L’Italie ! Bien avant de porter l’un de ses vieux noms, elle a occupé mon imagination. Je devais avoir quatorze ou quinze ans lorsque le virus m’a frappée. Cette année-là, André Chamson, alors conservateur du Petit Palais, avait littéralement pillé les musées de la Péninsule, en particulier les Offices de Florence, pour une fabuleuse exposition et, durant des mois, l’Art italien – c’était son titre – a fait courir Paris, la France et une partie de l’Europe du Nord. De Cimabue à Tiepolo – le programme annoncé –, les plus belles œuvres de l’Angelico, d’Uccello, de Botticelli – j’avais un faible pour la Madone à la grenade –, Ghirlandaio, Verrochio, Vinci, Raphaël, Michel-Ange, Titien, Véronèse, Piero délia Francesca sont venus couvrir de leur splendeur les cimaises du palais. C’était un éblouissement que j’ai dû aller contempler une douzaine de fois avec ma mère, mon collège, des amies, des cousins de province, tout ce qui me tombait sous la main pour avoir une occasion d’y retourner. C’était magique !

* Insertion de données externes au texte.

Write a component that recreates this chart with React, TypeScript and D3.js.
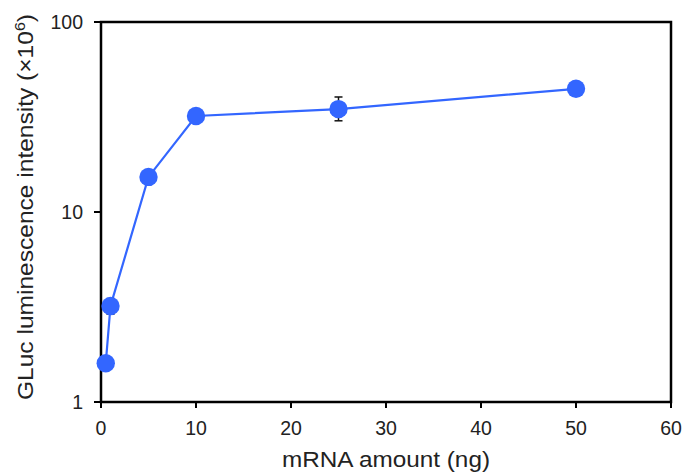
import React from 'react'
import * as d3 from 'd3'

const doses = [0.5, 1, 5, 10, 25, 50]
const intensity = [1.6, 3.2, 15.3, 32, 34.8, 44.5]
const errLow = [1.6, 2.9, 15.3, 32, 30.2, 44.5]
const errHigh = [1.6, 3.5, 15.3, 32, 40.3, 44.5]
const xTicks = [0, 10, 20, 30, 40, 50, 60]
const yTicks = [1, 10, 100]

const W = 688
const H = 474
const m = { left: 101, top: 22, right: 17, bottom: 72 }
const blue = '#3366ff'
const font = 'Liberation Sans, Arial, sans-serif'

export default function App() {
  const x = d3.scaleLinear().domain([0, 60]).range([m.left, W - m.right])
  const y = d3.scaleLog().domain([1, 100]).range([H - m.bottom, m.top])
  const pts = doses.map((d, i) => ({ x: d, y: intensity[i], lo: errLow[i], hi: errHigh[i] }))
  const line = d3.line<any>().x(d => x(d.x)).y(d => y(d.y))
  const x0 = x(0), x1 = x(60), yb = y(1), yt = y(100)

  return (
    <svg width={W} height={H} style={{ position: 'absolute', left: 0, top: 0, background: '#fff' }}>
      <rect x={x0} y={yt} width={x1 - x0} height={yb - yt} fill="none" stroke="#000" strokeWidth={2.5} />
      {xTicks.map(t => (
        <g key={'x' + t}>
          <line x1={x(t)} x2={x(t)} y1={yb} y2={yb + 6} stroke="#000" strokeWidth={2} />
          <text x={x(t)} y={yb + 33} textAnchor="middle" fontFamily={font} fontSize={19.5} fill="#222">{t}</text>
        </g>
      ))}
      {yTicks.map(t => (
        <g key={'y' + t}>
          <line x1={x0 - 7} x2={x0} y1={y(t)} y2={y(t)} stroke="#000" strokeWidth={2} />
          <text x={x0 - 18} y={y(t) + 7} textAnchor="end" fontFamily={font} fontSize={19.5} fill="#222">{t}</text>
        </g>
      ))}
      <text x={386} y={467} textAnchor="middle" fontFamily={font} fontSize={21.5} fill="#222"
        textLength={208} lengthAdjust="spacingAndGlyphs">mRNA amount (ng)</text>
      <text transform={`translate(33,${207}) rotate(-90)`} textAnchor="middle" fontFamily={font} fontSize={21.5} fill="#222"
        textLength={386} lengthAdjust="spacingAndGlyphs">
        GLuc luminescence intensity (×10<tspan dy={-8} fontSize={14}>6</tspan><tspan dy={8}>)</tspan>
      </text>
      <path d={line(pts) || ''} fill="none" stroke={blue} strokeWidth={2.2} />
      {pts.filter(p => p.hi > p.lo).map(p => (
        <g key={'e' + p.x} stroke="#111" strokeWidth={1.5}>
          <line x1={x(p.x)} x2={x(p.x)} y1={y(p.hi)} y2={y(p.lo)} />
          <line x1={x(p.x) - 4} x2={x(p.x) + 4} y1={y(p.hi)} y2={y(p.hi)} />
          <line x1={x(p.x) - 4} x2={x(p.x) + 4} y1={y(p.lo)} y2={y(p.lo)} />
        </g>
      ))}
      {pts.map(p => (
        <circle key={'c' + p.x} cx={x(p.x)} cy={y(p.y)} r={9.2} fill={blue} />
      ))}
    </svg>
  )
}
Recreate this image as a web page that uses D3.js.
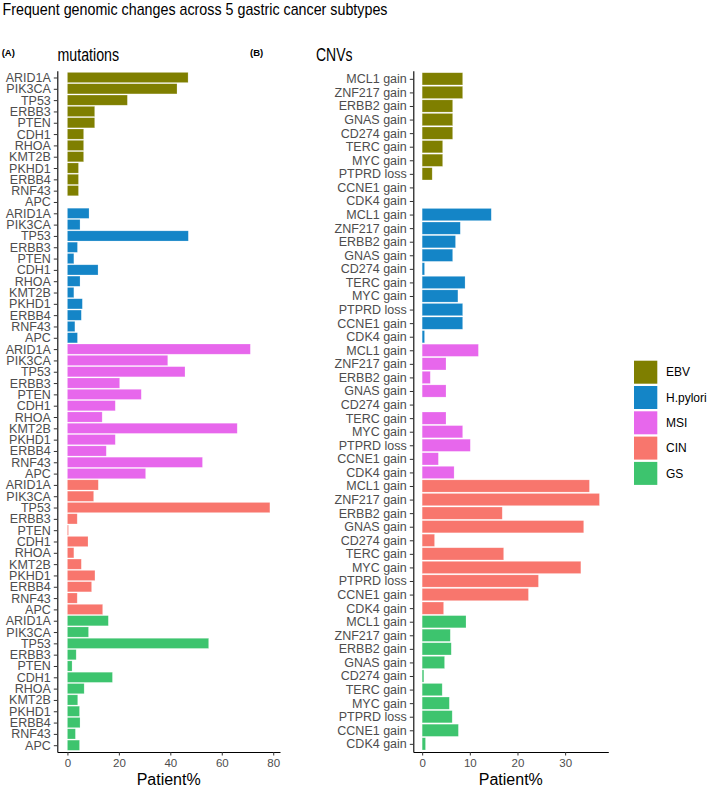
<!DOCTYPE html>
<html>
<head>
<meta charset="utf-8">
<script src="https://cdn.jsdelivr.net/npm/d3@7"></script>
<style>
  body { margin: 0; background: #fff; }
  svg { display: block; font-family: "Liberation Sans", Arial, sans-serif; }
</style>
</head>
<body>
<svg id="chart" width="709" height="787"></svg>
<script>
// ---------------- data ----------------
const subtypes = ["EBV", "H.pylori", "MSI", "CIN", "GS"];
const subtypeColors = ["#7f7f00", "#1485c7", "#e767ec", "#f8766d", "#3dc46e"];

const mutGenes = ["ARID1A", "PIK3CA", "TP53", "ERBB3", "PTEN", "CDH1", "RHOA", "KMT2B", "PKHD1", "ERBB4", "RNF43", "APC"];
const mutEBV     = [46.9, 42.6, 23.3, 10.6, 10.6, 6.3, 6.3, 6.3, 4.3, 4.3, 4.3, 0];
const mutHpylori = [8.4, 4.9, 47.0, 3.9, 2.5, 11.9, 4.9, 2.5, 5.8, 5.4, 2.9, 3.9];
const mutMSI     = [71.1, 39.0, 45.7, 20.3, 28.7, 18.6, 13.5, 66.0, 18.6, 15.1, 52.5, 30.4];
const mutCIN     = [12.0, 10.2, 78.7, 3.8, 0.4, 8.0, 2.5, 5.4, 10.7, 9.4, 3.8, 13.7];
const mutGS      = [15.9, 8.2, 54.9, 3.4, 1.8, 17.5, 6.5, 4.0, 4.7, 4.9, 3.1, 4.7];

const cnvGenes = ["MCL1 gain", "ZNF217 gain", "ERBB2 gain", "GNAS gain", "CD274 gain", "TERC gain", "MYC gain", "PTPRD loss", "CCNE1 gain", "CDK4 gain"];
const cnvEBV     = [8.5, 8.5, 6.4, 6.4, 6.4, 4.3, 4.3, 2.1, 0, 0];
const cnvHpylori = [14.5, 8.0, 7.0, 6.4, 0.5, 9.0, 7.5, 8.5, 8.5, 0.5];
const cnvMSI     = [11.8, 5.0, 1.7, 5.0, 0, 5.0, 8.5, 10.1, 3.4, 6.7];
const cnvCIN     = [35.1, 37.2, 16.8, 33.9, 2.6, 17.1, 33.3, 24.4, 22.3, 4.5];
const cnvGS      = [9.2, 5.9, 6.1, 4.7, 0.35, 4.2, 5.7, 6.3, 7.6, 0.7];

const mutValues = [mutEBV, mutHpylori, mutMSI, mutCIN, mutGS];
const cnvValues = [cnvEBV, cnvHpylori, cnvMSI, cnvCIN, cnvGS];

const xTicksA = [0, 20, 40, 60, 80];
const xTicksB = [0, 10, 20, 30];

// ---------------- drawing ----------------
const svg = d3.select("#chart");
const color = d3.scaleOrdinal().domain(subtypes).range(subtypeColors);

function build(genes, values) {
  const rows = [];
  subtypes.forEach((s, i) => genes.forEach((g, j) => rows.push({ key: s + "|" + g, subtype: s, gene: g, value: values[i][j] })));
  return rows;
}

function panel(rows, xLeft, xRight, ticks) {
  const top = 70.7, bottom = 752;
  const M = d3.max(rows, d => d.value);
  const x = d3.scaleLinear().domain([-0.05 * M, 1.05 * M]).range([xLeft, xRight]);
  const y = d3.scalePoint().domain(rows.map(d => d.key)).range([top, bottom]).padding(0.6);
  const bh = y.step() * 0.9;
  const g = svg.append("g");

  g.selectAll("rect.bar").data(rows.filter(d => d.value > 0)).join("rect")
    .attr("class", "bar")
    .attr("x", x(0))
    .attr("y", d => y(d.key) - bh / 2)
    .attr("width", d => x(d.value) - x(0))
    .attr("height", bh)
    .attr("fill", d => color(d.subtype))
    .attr("stroke", "#ffffff").attr("stroke-opacity", 0.35).attr("stroke-width", 0.6);

  const ya = g.append("g").attr("transform", `translate(${xLeft},0)`)
    .call(d3.axisLeft(y).tickSize(3.5).tickSizeOuter(0).tickPadding(3).tickFormat(k => k.split("|")[1]));
  ya.selectAll("text").attr("font-size", 12.5).attr("fill", "#4d4d4d").attr("font-family", "Liberation Sans, Arial, sans-serif");
  ya.selectAll(".tick line").attr("stroke", "#333").attr("stroke-width", 1);
  ya.select(".domain").attr("stroke", "#000").attr("stroke-width", 1.1);

  const xa = g.append("g").attr("transform", `translate(0,${bottom})`)
    .call(d3.axisBottom(x).tickValues(ticks).tickSize(3.5).tickSizeOuter(0).tickPadding(3));
  xa.selectAll("text").attr("font-size", 11.5).attr("fill", "#4d4d4d").attr("font-family", "Liberation Sans, Arial, sans-serif");
  xa.selectAll(".tick line").attr("stroke", "#333").attr("stroke-width", 1);
  xa.select(".domain").attr("stroke", "#000").attr("stroke-width", 1.1);

  svg.append("text").attr("x", (xLeft + xRight) / 2).attr("y", 785)
    .attr("text-anchor", "middle").attr("font-size", 16).attr("fill", "#000").text("Patient%");
}

panel(build(mutGenes, mutValues), 57.3, 280, xTicksA);
panel(build(cnvGenes, cnvValues), 413.3, 608.3, xTicksB);

// titles
svg.append("text").attr("x", 2.5).attr("y", 15).attr("font-size", 17).attr("fill", "#000")
  .attr("textLength", 385).attr("lengthAdjust", "spacingAndGlyphs")
  .text("Frequent genomic changes across 5 gastric cancer subtypes");
svg.append("text").attr("x", 1.7).attr("y", 56).attr("font-size", 9.5).attr("font-weight", "bold").text("(A)");
svg.append("text").attr("x", 250).attr("y", 56).attr("font-size", 9.5).attr("font-weight", "bold").text("(B)");
svg.append("text").attr("x", 57.5).attr("y", 60.5).attr("font-size", 17.5)
  .attr("textLength", 61.5).attr("lengthAdjust", "spacingAndGlyphs").text("mutations");
svg.append("text").attr("x", 316).attr("y", 60.5).attr("font-size", 17.5)
  .attr("textLength", 36.5).attr("lengthAdjust", "spacingAndGlyphs").text("CNVs");

// legend
const lg = svg.append("g").attr("transform", "translate(634,360.7)");
subtypes.forEach((s, i) => {
  lg.append("rect").attr("x", 0).attr("y", i * 25.3).attr("width", 23.3).attr("height", 23)
    .attr("fill", color(s));
  lg.append("text").attr("x", 32).attr("y", i * 25.3 + 11.5).attr("dy", "0.35em")
    .attr("font-size", 12).attr("fill", "#000").text(s);
});
</script>
</body>
</html>
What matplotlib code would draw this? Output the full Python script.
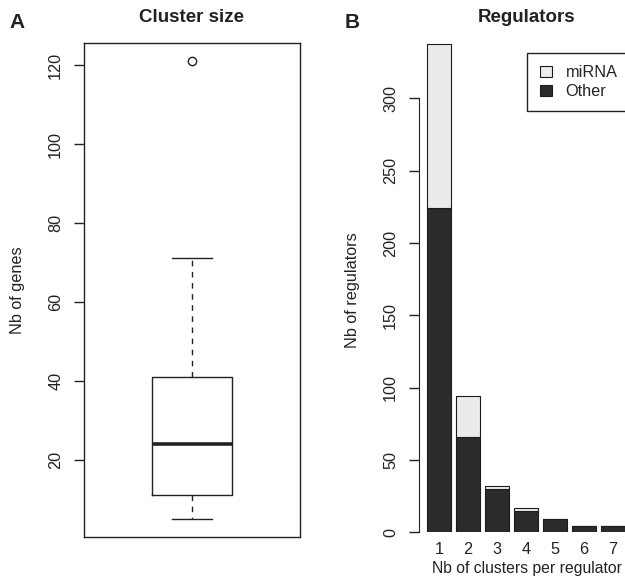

L’histoire de l’art étant développée de bonne heure dans la chère maison chargée de m’orner l’esprit tout en m’enfonçant dans la tête les ingrédients nécessaires à un baccalauréat convenable, je connaissais déjà les principaux de ces peintres, mais isolément. Leur réunion me fit l’effet d’un feu d’artifice et comme d’habitude, je me suis tournée vers l’Histoire afin d’en apprendre un peu plus sur les personnages de ce monde fascinant, inquiétant aussi par ses ombres, ses contrastes. Les chroniques de Stendhal pour la musique et quelques solides historiens pour les paroles, l’Italie de la Renaissance est un opéra fantastique où le sang et la boue servent de fertilisant à l’épanouissement d’une beauté surhumaine renouvelée de la Grèce antique et des raffinements d’une mosaïque de principautés menées par des personnages de contes fantastiques. Parce que cette Italie-là, qui ne porte pas encore son nom, cela s’écrit Médicis, Borgia – des Espagnols pourtant, comme les Aragon de Naples –, Este, Sforza, etc. Tous mécènes hauts en couleur, épris d’un certain art de vivre mais cruels, débauchés, parfois féroces et sans le moindre souci de la vie humaine, à l’image de César Borgia, vénéré de Machiavel, qui en a fait « le Prince », mais dont le masque de velours brodé d’or cache les ravages de la syphilis…

Les femmes sont à la hauteur de leur démesure, qu’elles soient victimes ou souveraines. Leur beauté a traversé le temps, en route pour l’éternité, leurs excès un peu moins, mais à soulever le coin du voile des siècles, cette « Suite italienne » souhaite leur restituer leur réalité humaine en révélant ce qu’ont caché de douleur, de haine ou de résignation les brocarts scintillants de leurs robes.